Wamer and Heald, longtime partners in art and life, will show off their expertise in their three duets at the FUNHOUSE concerts. "Ties" is a "sweet little piece about what happens to the marionettes after the puppeteer leaves," Wamer says. "The Old West" is inspired by the book The Ox-Bow Incident, in which the action takes place entirely in the hero's own mind, in just a moment of time, as he's about to be hanged.

"It mixes comedy and tragedy--the story is comic, but the gallows is tragic."

"Ties" and "The Old West" will be performed all three nights, but "Tree of Life," a "poetic montage of compressed images," will be on stage only Friday and Saturday, dropping out on Sunday to make way for "Parasol Fantasy."

FUNHOUSE will dance "The Boys," a lyrical Lewis baseball piece that debuted in 2004. Danced to Pat Metheny fusion jazz, this time around, the athletic work will feature one man, Max Foster, and three women, Amy Barr-Holm, Jamie Coracides and Renee Blakeley.

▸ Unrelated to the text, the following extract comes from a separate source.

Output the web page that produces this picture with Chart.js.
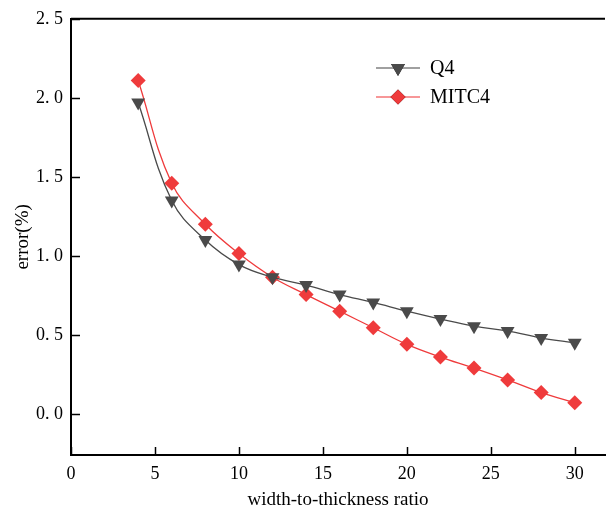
<!DOCTYPE html>
<html>
<head>
<meta charset="utf-8">
<script src="https://cdn.jsdelivr.net/npm/chart.js@4"></script>
<style>
  html, body { margin: 0; padding: 0; background: #fff; }
  #wrap { width: 606px; height: 511px; }
</style>
</head>
<body>
<div id="wrap"><canvas id="errChart" width="606" height="511"></canvas></div>
<script>
// data
const ratios = [4, 6, 8, 10, 12, 14, 16, 18, 20, 22, 24, 26, 28, 30];
const q4Err = [1.97, 1.35, 1.10, 0.945, 0.865, 0.815, 0.755, 0.705, 0.65, 0.60, 0.555, 0.525, 0.48, 0.45];
const mitc4Err = [2.11, 1.46, 1.20, 1.015, 0.865, 0.755, 0.65, 0.545, 0.44, 0.36, 0.29, 0.215, 0.135, 0.07];
const xTicks = [0, 5, 10, 15, 20, 25, 30];
const yTicks = [0, 0.5, 1.0, 1.5, 2.0, 2.5];

const serif = '"Liberation Serif", "DejaVu Serif", serif';
const q4Color = '#4a4a4a';
const mitcColor = '#ef3b3c';

function toPoints(xs, ys) {
    return xs.map((x, i) => ({ x: x, y: ys[i] }));
}

// inward ticks, top border and the legend are drawn on top of the chart
const decorPlugin = {
    id: 'decor',
    afterDraw(chart) {
        const ctx = chart.ctx;
        const a = chart.chartArea;
        const xs = chart.scales.x;
        const ys = chart.scales.y;
        ctx.save();
        ctx.strokeStyle = '#000';
        ctx.lineWidth = 2;
        ctx.beginPath();
        ctx.moveTo(a.left, a.top);
        ctx.lineTo(a.right, a.top);
        ctx.stroke();

        ctx.lineWidth = 1.5;
        xTicks.forEach(v => {
            const px = Math.round(xs.getPixelForValue(v)) + 0.5;
            ctx.beginPath();
            ctx.moveTo(px, a.bottom);
            ctx.lineTo(px, a.bottom - 8);
            ctx.stroke();
        });
        yTicks.forEach(v => {
            const py = Math.round(ys.getPixelForValue(v)) + 0.5;
            ctx.beginPath();
            ctx.moveTo(a.left, py);
            ctx.lineTo(a.left + 9, py);
            ctx.stroke();
        });

        // legend
        const items = [
            { label: 'Q4', ds: chart.data.datasets[0], y: 68 },
            { label: 'MITC4', ds: chart.data.datasets[1], y: 97 }
        ];
        items.forEach(it => {
            ctx.strokeStyle = it.ds.borderColor;
            ctx.globalAlpha = 0.7;
            ctx.lineWidth = 1.5;
            ctx.beginPath();
            ctx.moveTo(376, it.y);
            ctx.lineTo(420, it.y);
            ctx.stroke();
            ctx.globalAlpha = 1;
            Chart.helpers.drawPoint(ctx, {
                pointStyle: it.ds.pointStyle,
                rotation: it.ds.rotation,
                radius: it.ds.pointRadius,
                borderWidth: 0
            }, 398, it.y);
            ctx.fillStyle = it.ds.pointBackgroundColor;
            ctx.fill();
            ctx.fillStyle = '#000';
            ctx.font = '20px ' + serif;
            ctx.textBaseline = 'middle';
            ctx.textAlign = 'left';
            ctx.fillText(it.label, 430, it.y + 1);
        });
        ctx.restore();
    }
};

const chart = new Chart(document.getElementById('errChart'), {
    type: 'line',
    data: {
        datasets: [
            {
                label: 'Q4',
                data: toPoints(ratios, q4Err),
                borderColor: q4Color,
                borderWidth: 1.3,
                pointStyle: 'triangle',
                rotation: 180,
                pointRadius: 8,
                pointBackgroundColor: q4Color,
                pointBorderWidth: 0,
                tension: 0.4,
                fill: false
            },
            {
                label: 'MITC4',
                data: toPoints(ratios, mitc4Err),
                borderColor: mitcColor,
                borderWidth: 1.3,
                pointStyle: 'rectRot',
                pointRadius: 7.5,
                pointBackgroundColor: mitcColor,
                pointBorderWidth: 0,
                tension: 0.4,
                fill: false
            }
        ]
    },
    options: {
        responsive: false,
        animation: false,
        layout: { autoPadding: false, padding: { top: 17, right: 1, left: 0, bottom: 0 } },
        scales: {
            x: {
                type: 'linear',
                min: 0,
                max: 31.8,
                afterBuildTicks: s => { s.ticks = xTicks.map(v => ({ value: v })); },
                afterFit: s => { s.height = 56; },
                grid: { display: false, drawTicks: false },
                border: { display: true, color: '#000', width: 2 },
                ticks: {
                    color: '#000',
                    padding: 8,
                    font: { family: serif, size: 18 },
                    callback: v => String(v)
                },
                title: {
                    display: true,
                    text: 'width-to-thickness ratio',
                    color: '#000',
                    font: { family: serif, size: 19 },
                    padding: { top: 1, bottom: 0 }
                }
            },
            y: {
                type: 'linear',
                min: -0.26,
                max: 2.5,
                afterBuildTicks: s => { s.ticks = yTicks.map(v => ({ value: v })); },
                afterFit: s => { s.width = 71; },
                grid: { display: false, drawTicks: false },
                border: { display: true, color: '#000', width: 2 },
                ticks: {
                    color: '#000',
                    padding: 8,
                    font: { family: serif, size: 18 },
                    callback: v => v.toFixed(1).replace('.', '. ')
                },
                title: {
                    display: true,
                    text: 'error(%)',
                    color: '#000',
                    font: { family: serif, size: 19 },
                    padding: { top: 12, bottom: 0 }
                }
            }
        },
        plugins: {
            legend: { display: false },
            tooltip: { enabled: false }
        }
    },
    plugins: [decorPlugin]
});
</script>
</body>
</html>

Barr-Holm replaces Nate Dryden, who two years ago danced the role formerly reserved for a man, transforming the work into "Max Foster on a women's softball team," Lewis jokes.

"Appearance and Apocrypha" is another Lewis reprise, a 2005 piece that combines professional dancers with a community chorus of "regular people who want to dance." Local actor Roberta Streicher will be the onstage narrator, and the community scenes will alternate with a solo by Foster, a duet by Julia Miller and Lewis, and a duet by Foster and Barr-Holm.

Hartley also restaged an earlier work, "The Wild West of Physics," which she debuted last spring. A wide-ranging comical look at string theory, this one is "a new and improved version," says Hartley. "I re-did the script, cutting it in half, and kept the dances intact."

Now 19 minutes long, it deploys a large team of dancers, including Kiona Brown, Amanda Moore, Sherry Mulholland, Andrea Murray, Barr-Holm and Hartley herself.